那年,我被派到竹林蹲點才與火旺有緣結識,聽過他不少的故事。火旺早年因家境貧寒,沒踏過幾天的學校門檻,只進了三個月的掃盲夜校,才學會了一些字。因為他為人耿直,辦事潑辣,吃苦肯干,三十歲就被村民選為村主任。
我蹲點的這個村,幾十來戶散落在黃土坡上,那濃陰蔽天的楓樹,看上去歷盡百年風霜,顯得老態龍鐘了。當年全村只有金旺是這個灣唯的“知識分子”。那年高中畢業,以六分之差與大學失之交臂,他不甘心沉淪,決心在黃土坡上闖出一路來,村民們對他很看重。金旺與火旺還是童年的伙伴,很要好,他們一起放牛,打過水仗,趴過人家的窗戶,看女人的秘密,偷過人家的瓜……
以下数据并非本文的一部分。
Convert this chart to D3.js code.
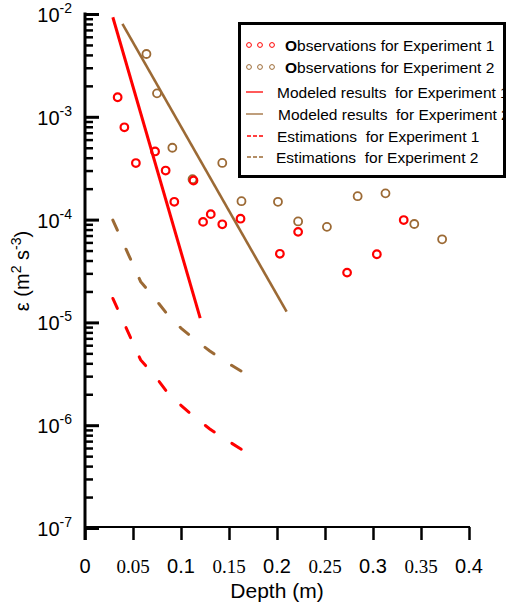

金旺為人心計較多,是個生產能手,他買了很多關于養殖、種植、改良品種、改良土壤等科技書籍,因而他種的葡萄味道好;別人豬娘一窩生五個豬宰,他家良種母豬一窩能生下十幾個豬宰,又肥又大,成活率高;稻谷產量也比別人高。幾年來,他家在他手上發了,率先在黃土坡上蓋起了三間二層鋼筋水泥結構樓房。村里出出進進的村民不叫金旺,而喊“九哥”,這大概是從“臭老九”名稱衍化而來的吧。“九哥”閑時騎著“嘉陵”兜風,標本民們有的羨慕,有的嫉妒。
“九哥”的弟媳去廣東沿海打工,按村規定,每半年回來透環一次,火旺上門催了好幾次,“九哥”的弟媳還是沒有按期回來參加婦檢。火旺帶著村婦女主任風風火火到他的家罰了款。金旺心里不悅,罵火旺是睜眼瞎,屬牛。屬牛這句話在我們這里的方言解釋:三代沒有讀書是屬牛的,大老粗,所謂“力大養一人,智大養千口”。
“九哥”寫得一手楷書毛筆字,村里哪家有紅白喜事,總少不了要請他去幫忙,寫寫畫畫。特別是每逢春節,灣里爺爺叔伯們腋下夾張紅紙,請他寫春聯,他總是樂呵呵地、巷巷正正給別人寫,平仄對仗,緊跟時代。有一年,火旺也向“九哥”求墨,并要求把“火旺”名字嵌在對聯之冠。金旺滿面春風睨了他一眼,便來了:上聯是“火三火四火莫吊”,下聯是“望來望去望發財”。
大年初一,村上的老老少少笑哈哈地圍著村主任門口看熱鬧。不知者以為鄉下人也跑形勢拍馬屁,實際是看村主任門上那副對于。火旺羞辱地把對聯揭下來,心里暗罵金旺。
火旺在村支部會上訴說金旺如何奚落他,真的,他還滴下了男兒金貴的淚珠,正好也點燃了蘊蓄在老支書胸中那團怒火。老支書站起來吊開噪子:“能干人,就有錢;有錢的人,就能干。”我們村如果多出一些像金旺那樣的人,不富才怪呢?老支書呷了一口茶,又亮開那老蚌腔:“我這個書記當得也太窩囊了。過去是‘有了糧棉油,開會坐前頭’,現在是‘有了人民幣,開會坐首席’,金旺罵的好!”老書記一席話說得大家按奈不住,頓時會場騷動了。怎么辦?老書記兩眼直勾勾盯著火旺,說:“你還認得幾個字,頭腦里滾珠比我多”,火旺見老支書撐腰,便慷慨地說出在腹中醞釀如何興辦教育,如何鼓勵村民自覺提高文化水平,如何以科技興農的幾點措施一五一十出來,大家聽后拍著巴掌都叫好,并作為村委會的“規定”。
那年,房東的侄子考上了華中農學院,村委會獎勵300元錢,還放電影一場,以示鼓勵,弄得房東二兄弟臉上大放光彩,村民們也刮目相看。東頭老敏叔的兒子考上縣一中,火旺到他家門口放鞭炮一萬響,老支書手捧茶錢送到老敏手上,老敏那三根胡須翹得可以掛水桶。就這樣,一批又一批像“百靈鳥”那樣從這個山坡上起步“飛”進大專院校。沒有“飛”出去的就成了黃土坡上“梁山好漢”。望著山坡上那一排排新教學大樓和那一個個笑容滿面的師生,心里像流溪一樣彈起了琵琶。
回機關后,迂到有些事就想起我我駐村的那些村官們,他們雖然不是組織部任命的官,更沒有級別,可他們在百姓心目中稱得上實實在在的官。